Wash gave him a sober look. “I don’t know what a blue funk is, but if it means being totally miserable— then I’ve got it too.” He lifted his eyes to where Glori led the way, then glanced backward to Beorn, who was protecting the rear of their small column. “Ever since we lost Josh,” he said mournfully, “I don’t care whether school keeps or not.”
“Me either,” Jake said, his face grim. “I feel we failed him somehow.”
“We did the best we could,” Wash said defensively. “There just wasn’t enough of us to go back and rescue him.” He hesitated, then tried to be more cheerful. “He’ll be all right. At least he’s alive.”
“We don’t know that.”
“He was when we last saw him. He took an arrow in the shoulder. But it wasn’t enough to kill him.”
“You know the Dark Lord’s methods better than that,” Jake snorted. “They’ll pull him apart muscle by muscle if they decide to, trying to get information out of him.”
Wash did not answer. He knew that, indeed, Jake spoke the truth. The Dark Lord’s captains had no mercy, and Wash tried not to think what a terrible time Josh Adams might be going through.
Abbey fell into step with Sarah. She knew that Sarah, of all the Sleepers, was hardest hit by what had happened to Josh. Sarah and Josh had been the closest of friends, and now the sun had gone out of her sky. As they retreated into the dark mountains away from their pursuers, she seemed unable to find a single spot of joy.
Abbey was silent for a time, yearning to give her some comfort. Finally she said, “We mustn’t give up. We’ve been in tough spots before, Sarah.”

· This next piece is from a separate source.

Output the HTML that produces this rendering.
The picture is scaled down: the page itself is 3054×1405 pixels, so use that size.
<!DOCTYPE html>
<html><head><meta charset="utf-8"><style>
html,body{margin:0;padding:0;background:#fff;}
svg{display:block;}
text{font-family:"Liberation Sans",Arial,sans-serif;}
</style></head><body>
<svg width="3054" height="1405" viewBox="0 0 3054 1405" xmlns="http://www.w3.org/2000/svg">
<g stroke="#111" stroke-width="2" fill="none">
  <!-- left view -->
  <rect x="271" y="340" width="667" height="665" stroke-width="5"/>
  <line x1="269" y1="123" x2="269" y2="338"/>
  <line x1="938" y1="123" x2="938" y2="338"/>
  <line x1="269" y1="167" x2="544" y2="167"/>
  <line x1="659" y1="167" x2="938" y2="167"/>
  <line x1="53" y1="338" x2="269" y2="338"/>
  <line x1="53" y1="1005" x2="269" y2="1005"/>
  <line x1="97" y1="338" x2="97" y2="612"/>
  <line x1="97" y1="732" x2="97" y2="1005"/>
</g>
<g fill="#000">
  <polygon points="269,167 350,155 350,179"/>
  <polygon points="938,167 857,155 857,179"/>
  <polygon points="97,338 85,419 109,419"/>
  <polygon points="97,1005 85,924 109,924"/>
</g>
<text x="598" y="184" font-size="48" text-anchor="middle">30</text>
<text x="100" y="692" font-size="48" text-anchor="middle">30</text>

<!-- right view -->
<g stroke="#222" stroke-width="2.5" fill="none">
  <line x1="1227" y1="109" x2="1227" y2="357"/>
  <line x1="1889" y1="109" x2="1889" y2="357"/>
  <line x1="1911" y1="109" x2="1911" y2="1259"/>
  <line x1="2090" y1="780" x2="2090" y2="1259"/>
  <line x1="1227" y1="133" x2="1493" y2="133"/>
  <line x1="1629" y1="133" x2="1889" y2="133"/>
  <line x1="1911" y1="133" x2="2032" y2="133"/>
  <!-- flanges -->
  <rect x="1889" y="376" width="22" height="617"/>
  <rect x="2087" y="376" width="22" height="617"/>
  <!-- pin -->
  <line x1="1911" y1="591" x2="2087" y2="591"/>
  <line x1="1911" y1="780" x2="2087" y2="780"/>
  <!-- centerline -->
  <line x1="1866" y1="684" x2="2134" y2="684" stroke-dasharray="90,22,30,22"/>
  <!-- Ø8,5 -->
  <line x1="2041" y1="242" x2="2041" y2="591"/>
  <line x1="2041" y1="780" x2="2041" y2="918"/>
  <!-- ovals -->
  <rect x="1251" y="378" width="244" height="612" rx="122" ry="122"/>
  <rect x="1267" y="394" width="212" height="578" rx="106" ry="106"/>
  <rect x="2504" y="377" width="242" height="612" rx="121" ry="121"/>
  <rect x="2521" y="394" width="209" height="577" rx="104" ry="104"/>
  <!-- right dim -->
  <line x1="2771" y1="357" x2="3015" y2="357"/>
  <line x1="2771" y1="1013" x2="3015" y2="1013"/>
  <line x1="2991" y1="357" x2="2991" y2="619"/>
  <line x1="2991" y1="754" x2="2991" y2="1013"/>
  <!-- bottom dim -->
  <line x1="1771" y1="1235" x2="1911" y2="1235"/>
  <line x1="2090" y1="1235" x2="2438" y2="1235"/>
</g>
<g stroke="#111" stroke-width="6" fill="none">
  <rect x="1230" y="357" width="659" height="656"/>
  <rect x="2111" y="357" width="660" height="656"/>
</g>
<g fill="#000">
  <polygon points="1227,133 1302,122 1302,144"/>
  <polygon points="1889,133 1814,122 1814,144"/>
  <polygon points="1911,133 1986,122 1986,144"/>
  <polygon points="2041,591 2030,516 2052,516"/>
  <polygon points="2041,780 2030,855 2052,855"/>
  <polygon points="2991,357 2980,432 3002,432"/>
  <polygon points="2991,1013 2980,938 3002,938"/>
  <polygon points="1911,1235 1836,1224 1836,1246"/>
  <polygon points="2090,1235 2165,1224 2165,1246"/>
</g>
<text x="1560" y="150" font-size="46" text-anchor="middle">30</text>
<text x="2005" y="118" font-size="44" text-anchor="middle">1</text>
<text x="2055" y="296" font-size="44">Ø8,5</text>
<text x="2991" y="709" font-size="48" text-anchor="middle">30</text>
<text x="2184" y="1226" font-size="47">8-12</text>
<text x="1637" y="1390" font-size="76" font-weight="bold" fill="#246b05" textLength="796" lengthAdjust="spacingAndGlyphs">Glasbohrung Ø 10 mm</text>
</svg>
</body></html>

Sarah blinked the tears away before she could say, “I’m trying to keep hoping, but it’s hard, Abbey!”
Abbey trudged along beside the older girl but could think of no comforting words. Glancing over her shoulder, she said, “Beorn thinks that they’re going to catch up with us.” At this point, Abbey thought, Sarah probably didn’t care, though she was visibly trying to keep up a good front before the others.
“I know he doe
s,” Sarah said wearily. Looking at the craggy rocks on each side of them and the narrow trail ahead, growing steeper with every mile, she said, “I don’t know how long we can keep up this pace. All of us got hurt. My leg’s killing me.” She looked down to where blood had soaked through the bandage around her calf.
“We mustn’t let that get infected. And you really need to rest.”

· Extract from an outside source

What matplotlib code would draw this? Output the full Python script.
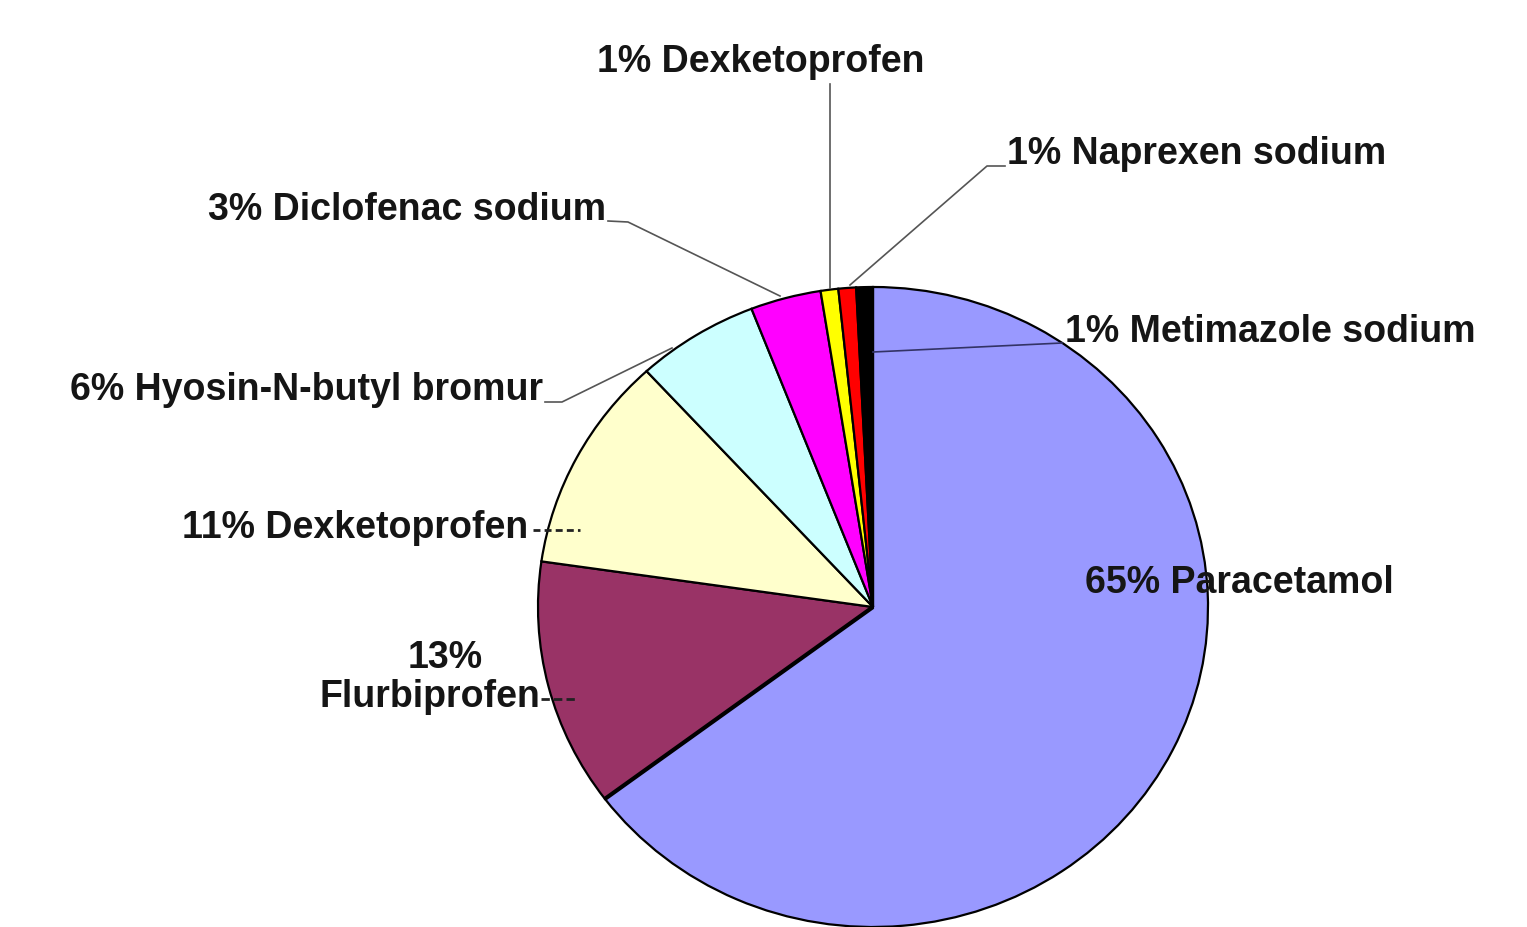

“I don’t think there’s any hope of that. Beorn says we’ve got to keep going or we’ll get trapped.”
All morning long they plodded upward. The air seemed thinner now. At one place the going grew so steep that Abbey said, “Beorn, we’ve got to rest. Besides, Sarah’s bandage needs changing, and so does yours.”
Beorn came back and glanced at Sarah’s leg. “All right,” he agreed, “we’ll take a break. But we can’t stop long.”
Abbey quickly assumed her role as nurse. She put more antiseptic on Sarah’s wound and commented that it looked inflamed. She rebandaged it, rebandaged Beorn’s chest, and washed the soiled wrappings in a stream for future use. Then she went around treating the others, who had taken minor scratches. The only medication she had was the bottle of antiseptic, growing dangerously low.
As Abbey treated injuries, Beorn drew Dave to one side, looking back down the path.
“They’re there,” he said grimly.
“Have you seen them?”
“Yes, even though they’re clever at concealing themselves. And I think they know these mountains better than I do.”
“Glori says we’ll be all right if we can make it through this pass.”
Beorn did not answer. His dark eyes were fixed on the canyon below. Suddenly he exclaimed, “There! I saw them that time.”
“How many? Can you tell?”
“No, it’s too far, but a half dozen could pin us down and starve us out.” He gnawed his lip and ran a hand through his black hair. “I don’t know how we’re going to make it through,” he finally said, his voice filled with defeat. “But we’ve got to!”
“If we don’t get through,” Dave exclaimed, “the centaurs and the magicians won’t be alerted. Goél told Josh they were very important—almost vital—to the last battle.”